**WHAT IS BEING ASKED:** Copy out each line exactly; pictures stay out of the copy.

**DATA SECTION:**

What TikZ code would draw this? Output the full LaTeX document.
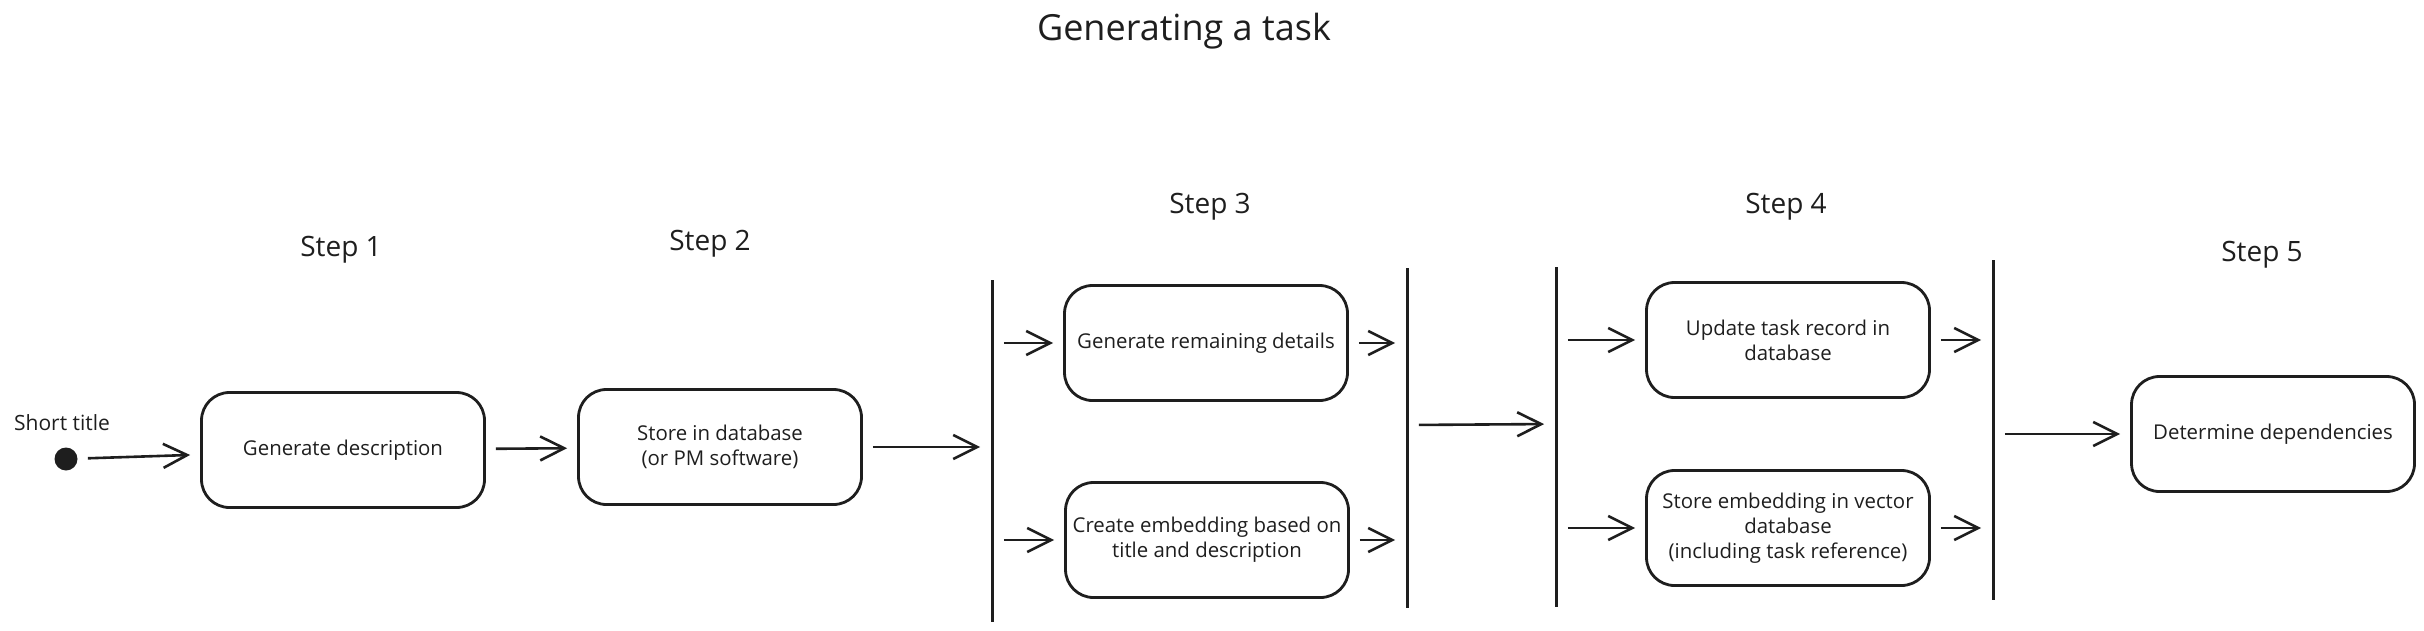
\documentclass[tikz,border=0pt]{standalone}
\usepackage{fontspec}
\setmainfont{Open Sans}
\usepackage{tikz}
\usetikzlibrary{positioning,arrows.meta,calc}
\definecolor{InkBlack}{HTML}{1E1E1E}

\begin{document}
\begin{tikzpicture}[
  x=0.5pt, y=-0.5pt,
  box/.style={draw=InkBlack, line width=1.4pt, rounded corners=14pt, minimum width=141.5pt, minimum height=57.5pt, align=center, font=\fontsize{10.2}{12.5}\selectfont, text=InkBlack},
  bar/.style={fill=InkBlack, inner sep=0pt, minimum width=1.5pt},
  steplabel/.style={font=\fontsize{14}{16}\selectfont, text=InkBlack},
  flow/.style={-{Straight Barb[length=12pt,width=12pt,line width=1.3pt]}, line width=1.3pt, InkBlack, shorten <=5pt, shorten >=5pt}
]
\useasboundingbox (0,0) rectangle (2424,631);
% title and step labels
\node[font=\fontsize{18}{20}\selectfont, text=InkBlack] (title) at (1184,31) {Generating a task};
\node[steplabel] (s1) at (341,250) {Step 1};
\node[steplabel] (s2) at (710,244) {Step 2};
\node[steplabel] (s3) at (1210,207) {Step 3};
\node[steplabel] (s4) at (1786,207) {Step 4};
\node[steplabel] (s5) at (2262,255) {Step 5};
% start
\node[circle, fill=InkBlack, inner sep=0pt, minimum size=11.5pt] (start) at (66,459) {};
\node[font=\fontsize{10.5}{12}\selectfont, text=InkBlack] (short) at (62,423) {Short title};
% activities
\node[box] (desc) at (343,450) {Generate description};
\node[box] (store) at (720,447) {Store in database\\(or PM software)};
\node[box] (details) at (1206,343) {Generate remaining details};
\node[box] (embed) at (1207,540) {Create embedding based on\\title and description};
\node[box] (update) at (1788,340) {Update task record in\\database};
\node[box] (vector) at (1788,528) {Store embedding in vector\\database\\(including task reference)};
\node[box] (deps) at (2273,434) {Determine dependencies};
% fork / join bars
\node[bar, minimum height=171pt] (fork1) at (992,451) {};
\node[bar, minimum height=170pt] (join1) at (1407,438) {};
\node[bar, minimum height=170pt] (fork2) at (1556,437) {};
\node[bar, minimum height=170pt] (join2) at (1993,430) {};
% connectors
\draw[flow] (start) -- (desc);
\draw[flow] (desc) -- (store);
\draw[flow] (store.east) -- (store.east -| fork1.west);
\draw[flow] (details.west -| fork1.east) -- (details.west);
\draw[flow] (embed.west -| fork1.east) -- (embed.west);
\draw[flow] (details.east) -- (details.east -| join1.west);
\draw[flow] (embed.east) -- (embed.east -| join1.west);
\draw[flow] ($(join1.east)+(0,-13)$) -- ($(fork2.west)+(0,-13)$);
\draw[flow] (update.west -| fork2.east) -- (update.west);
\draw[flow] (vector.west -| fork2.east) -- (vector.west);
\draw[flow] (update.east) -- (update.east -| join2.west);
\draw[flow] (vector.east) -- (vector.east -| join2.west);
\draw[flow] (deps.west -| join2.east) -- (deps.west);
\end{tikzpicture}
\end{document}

**THE ANSWER:**
What TikZ code would draw this? Output the full LaTeX document.
\documentclass[tikz,border=0pt]{standalone}
\usepackage{fontspec}
\setmainfont{Open Sans}
\usepackage{tikz}
\usetikzlibrary{positioning,arrows.meta,calc}
\definecolor{InkBlack}{HTML}{1E1E1E}

\begin{document}
\begin{tikzpicture}[
  x=0.5pt, y=-0.5pt,
  box/.style={draw=InkBlack, line width=1.4pt, rounded corners=14pt, minimum width=141.5pt, minimum height=57.5pt, align=center, font=\fontsize{10.2}{12.5}\selectfont, text=InkBlack},
  bar/.style={fill=InkBlack, inner sep=0pt, minimum width=1.5pt},
  steplabel/.style={font=\fontsize{14}{16}\selectfont, text=InkBlack},
  flow/.style={-{Straight Barb[length=12pt,width=12pt,line width=1.3pt]}, line width=1.3pt, InkBlack, shorten <=5pt, shorten >=5pt}
]
\useasboundingbox (0,0) rectangle (2424,631);
% title and step labels
\node[font=\fontsize{18}{20}\selectfont, text=InkBlack] (title) at (1184,31) {Generating a task};
\node[steplabel] (s1) at (341,250) {Step 1};
\node[steplabel] (s2) at (710,244) {Step 2};
\node[steplabel] (s3) at (1210,207) {Step 3};
\node[steplabel] (s4) at (1786,207) {Step 4};
\node[steplabel] (s5) at (2262,255) {Step 5};
% start
\node[circle, fill=InkBlack, inner sep=0pt, minimum size=11.5pt] (start) at (66,459) {};
\node[font=\fontsize{10.5}{12}\selectfont, text=InkBlack] (short) at (62,423) {Short title};
% activities
\node[box] (desc) at (343,450) {Generate description};
\node[box] (store) at (720,447) {Store in database\\(or PM software)};
\node[box] (details) at (1206,343) {Generate remaining details};
\node[box] (embed) at (1207,540) {Create embedding based on\\title and description};
\node[box] (update) at (1788,340) {Update task record in\\database};
\node[box] (vector) at (1788,528) {Store embedding in vector\\database\\(including task reference)};
\node[box] (deps) at (2273,434) {Determine dependencies};
% fork / join bars
\node[bar, minimum height=171pt] (fork1) at (992,451) {};
\node[bar, minimum height=170pt] (join1) at (1407,438) {};
\node[bar, minimum height=170pt] (fork2) at (1556,437) {};
\node[bar, minimum height=170pt] (join2) at (1993,430) {};
% connectors
\draw[flow] (start) -- (desc);
\draw[flow] (desc) -- (store);
\draw[flow] (store.east) -- (store.east -| fork1.west);
\draw[flow] (details.west -| fork1.east) -- (details.west);
\draw[flow] (embed.west -| fork1.east) -- (embed.west);
\draw[flow] (details.east) -- (details.east -| join1.west);
\draw[flow] (embed.east) -- (embed.east -| join1.west);
\draw[flow] ($(join1.east)+(0,-13)$) -- ($(fork2.west)+(0,-13)$);
\draw[flow] (update.west -| fork2.east) -- (update.west);
\draw[flow] (vector.west -| fork2.east) -- (vector.west);
\draw[flow] (update.east) -- (update.east -| join2.west);
\draw[flow] (vector.east) -- (vector.east -| join2.west);
\draw[flow] (deps.west -| join2.east) -- (deps.west);
\end{tikzpicture}
\end{document}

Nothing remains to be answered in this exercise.